Critérios para avaliar se houve fraude à cota de gênero
Os 30% que constam na legislação acabaram sendo associados, no senso comum, à porcentagem destinada às mulheres nas chapas. Conforme a legislação, no entanto, isso não se confirma. Não há amarras para isso e, na verdade, as siglas são incentivadas a apresentarem mais que o número.
TSE obriga também os partidos a destinar pelo menos 30% dos recursos dos fundos Eleitoral e Partidário usado nas eleições às candidaturas de mulheres e negros. Essa regra se aplica a candidatos a prefeito, vice-prefeito e vereadores.
O percentual mínimo de mulheres deve ser observado em cada município, mas a distribuição de recursos considera a proporção de candidaturas femininas e o total de candidaturas em nível nacional. O recurso destinado a uma candidata negra é contabilizdo nas duas cotas (sexo e raça). Não há percentual mínimo pré-estabelecido dos dois fundos para candidatos indígenas.
De forma geral, a participação feminina média nas candidaturas a câmaras municipais nos estados oscilou entre 34% a 36%. Em nota técnica, o Observatório Nacional da Mulher na Política (ONMP) três partidos com apresentarem as maiores porcentagens de mulheres em chapas de vereadores no Brasil foram UP (50,93%), PSTU (48,83%) e PCB (48,57%). Os números indicam uma política interna de incentivo à participação das mulheres.
A maioria dos partidos apresenta proporção média de candidaturas femininas acima dos 35%, um pouco a mais que a exigência. Partidos tradicionais como PT, PSDB, MDB, PV, PL e PSB mantêm proporções médias acima de 35%, mas chega a cair para cerca de 25% a 27% em determinados municípios que não alcançam a cota.

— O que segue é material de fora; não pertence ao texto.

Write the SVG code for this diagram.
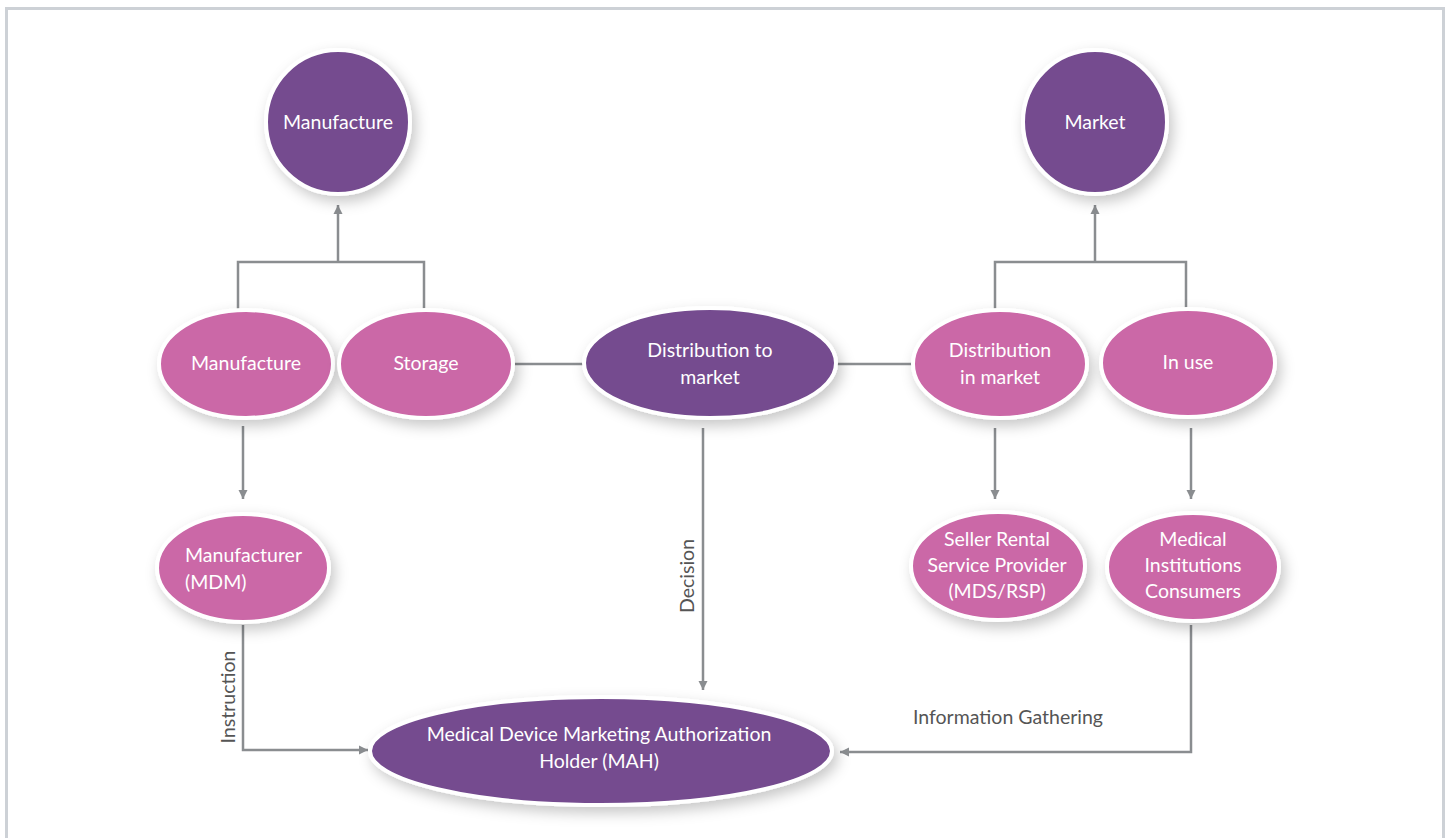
<svg xmlns="http://www.w3.org/2000/svg" width="1450" height="838" viewBox="0 0 1450 838">
<style>
.purple{fill:#744b8f;stroke:#fff;stroke-width:4;filter:url(#sh)}
.pink{fill:#cb67a7;stroke:#fff;stroke-width:4;filter:url(#sh)}
.nt{font-family:Lato,"Open Sans","Liberation Sans",sans-serif;font-size:19.5px;fill:#fff;text-anchor:middle}
.lbl{font-family:Lato,"Open Sans","Liberation Sans",sans-serif;font-size:19.5px;fill:#555;text-anchor:middle}
.cn{fill:none;stroke:#8a8d90;stroke-width:2.5}
</style>
<defs>
<filter id="sh" x="-30%" y="-30%" width="160%" height="170%">
<feDropShadow dx="4" dy="6" stdDeviation="7" flood-color="#000" flood-opacity="0.22"/>
</filter>
<marker id="ah" viewBox="0 0 10 10" refX="10" refY="5" markerWidth="9" markerHeight="12" markerUnits="userSpaceOnUse" orient="auto">
<path d="M0,0 L10,5 L0,10 Z" fill="#8a8d90"/>
</marker>
</defs>
<rect x="0" y="0" width="1450" height="838" fill="#fff"/>
<rect x="6.5" y="8.5" width="1437" height="850" fill="none" stroke="#cdd1d6" stroke-width="3"/>

<g id="connectors">
<path class="cn" d="M238,310 V262 H424 V310"/>
<path class="cn" d="M338,262 V205" marker-end="url(#ah)"/>
<path class="cn" d="M995,310 V262 H1186 V310"/>
<path class="cn" d="M1095,262 V205" marker-end="url(#ah)"/>
<path class="cn" d="M513,364 H585"/>
<path class="cn" d="M837,364 H912"/>
<path class="cn" d="M243,426 V499" marker-end="url(#ah)"/>
<path class="cn" d="M995,428 V499" marker-end="url(#ah)"/>
<path class="cn" d="M1191,428 V499" marker-end="url(#ah)"/>
<path class="cn" d="M703,428 V690" marker-end="url(#ah)"/>
<path class="cn" d="M243,625 V750 H368" marker-end="url(#ah)"/>
<path class="cn" d="M1191,625 V752 H840" marker-end="url(#ah)"/>
<text class="lbl" transform="translate(694,576) rotate(-90)">Decision</text>
<text class="lbl" transform="translate(235,697) rotate(-90)">Instruction</text>
<text class="lbl" x="1008" y="724">Information Gathering</text>
</g>

<g id="n-manufacture-top">
<circle class="purple" cx="338" cy="122" r="72"/>
<text class="nt" x="338" y="129">Manufacture</text>
</g>
<g id="n-market">
<circle class="purple" cx="1095" cy="122" r="72"/>
<text class="nt" x="1095" y="129">Market</text>
</g>
<g id="n-manufacture">
<ellipse class="pink" cx="246" cy="364" rx="87" ry="54"/>
<text class="nt" x="246" y="370">Manufacture</text>
</g>
<g id="n-storage">
<ellipse class="pink" cx="426" cy="364" rx="87" ry="54"/>
<text class="nt" x="426" y="370">Storage</text>
</g>
<g id="n-distribution-to-market">
<ellipse class="purple" cx="710" cy="363" rx="126" ry="55"/>
<text class="nt" x="710" y="357">Distribution to</text>
<text class="nt" x="710" y="384">market</text>
</g>
<g id="n-distribution-in-market">
<ellipse class="pink" cx="1000" cy="364" rx="87" ry="54"/>
<text class="nt" x="1000" y="357">Distribution</text>
<text class="nt" x="1000" y="384">in market</text>
</g>
<g id="n-in-use">
<ellipse class="pink" cx="1188" cy="363" rx="87" ry="54"/>
<text class="nt" x="1188" y="369">In use</text>
</g>
<g id="n-manufacturer">
<ellipse class="pink" cx="243" cy="568" rx="86" ry="54"/>
<text class="nt" x="185" y="562" style="text-anchor:start">Manufacturer</text>
<text class="nt" x="185" y="589" style="text-anchor:start">(MDM)</text>
</g>
<g id="n-seller">
<ellipse class="pink" cx="998" cy="566" rx="87" ry="54"/>
<text class="nt" x="997" y="546">Seller Rental</text>
<text class="nt" x="997" y="572">Service Provider</text>
<text class="nt" x="997" y="598">(MDS/RSP)</text>
</g>
<g id="n-medical">
<ellipse class="pink" cx="1193" cy="567" rx="86" ry="54"/>
<text class="nt" x="1193" y="546">Medical</text>
<text class="nt" x="1193" y="572">Institutions</text>
<text class="nt" x="1193" y="598">Consumers</text>
</g>
<g id="n-mah">
<ellipse class="purple" cx="601" cy="751" rx="231" ry="54"/>
<text class="nt" x="599" y="741">Medical Device Marketing Authorization</text>
<text class="nt" x="599" y="768">Holder (MAH)</text>
</g>
</svg>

Partidos maiores que investiram em chapas em muitos municípios acabam descumprindo mais a legislação. PSDB, PT e PL foram os partidos que mais descumpriram a cota, em termos absolutos. Ocorreu, respectivamente, em 93, 83 e 58 municípios.
“No entanto, é preciso ressaltar que esses partidos lançaram candidatura em um grande número de municípios. Proporcionalmente, todos os três tiveram um grau de “descumprimento” baixo (inferior a 5%)”, ressalta a nota.